突然,他的雙臂從後而置,我連忙擦擦眼角,抽一抽酸酸的咽喉。他開始說話了。
「嗯?嗯?做什麼?」
「沒事。」我沒有看他,只是眼愣住牆。他的咀巴貼著我的頸,沒有再發出半點聲。他的手掌在我小腹搓揉了幾個圈,是他習慣安撫我的動作,不禁令我打個瘩子。打了圈兒,他的前臂就像毛筆放下似的擱在我的腰項,緊緊地把我扣得緊貼他,剎車也不會拋出外。

不到三分鐘,我腰間的毛筆就沈重起來。

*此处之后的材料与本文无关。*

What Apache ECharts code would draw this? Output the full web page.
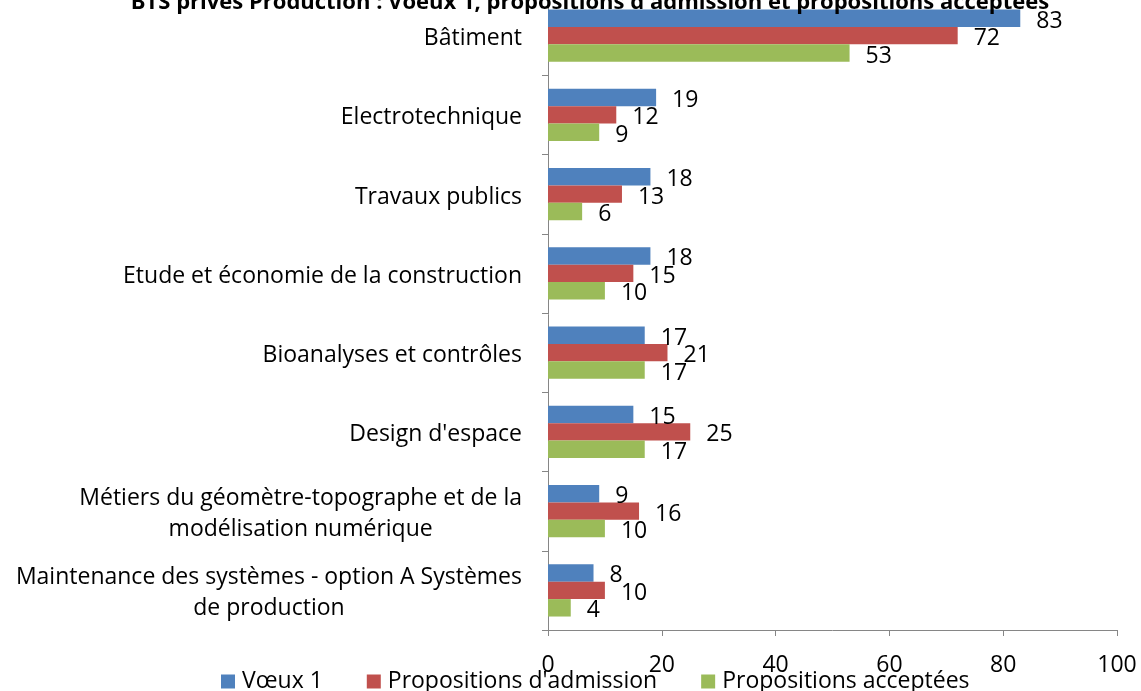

他的整個身體都要塌下,卻有我這個生還者。救命呀……我知道叫破喉嚨也沒用,因為轟隆隆的鼻鼾聲,正是我將快失救的最好證據吧。失眠的身軀既是無力,我亦不想推開他。自己的工作忙不了,又遇上失眠,真的深明「食得訓得」的福氣。

「咇咇…」他的手錶告訴,三時正。半夢半醒的唇兒說著話﹕「快過來我給抱。」我不就是被您緊緊扣在懷嗎?寶珠聽到人聲,走到房門前喵喵不停。他提起了毛筆,我又順勢把頸下的軟枕推開,免得他那遲遲未癒的honey moon arms嚴重下去。

我們終於正式分體。
可是不到半分鐘,他的手拖著我,十指緊扣。
我頓時心亂如焚,不知道他的夢裡扣著什麼女人,卻在現實裡卻扣著身心疲憊的小熊貓。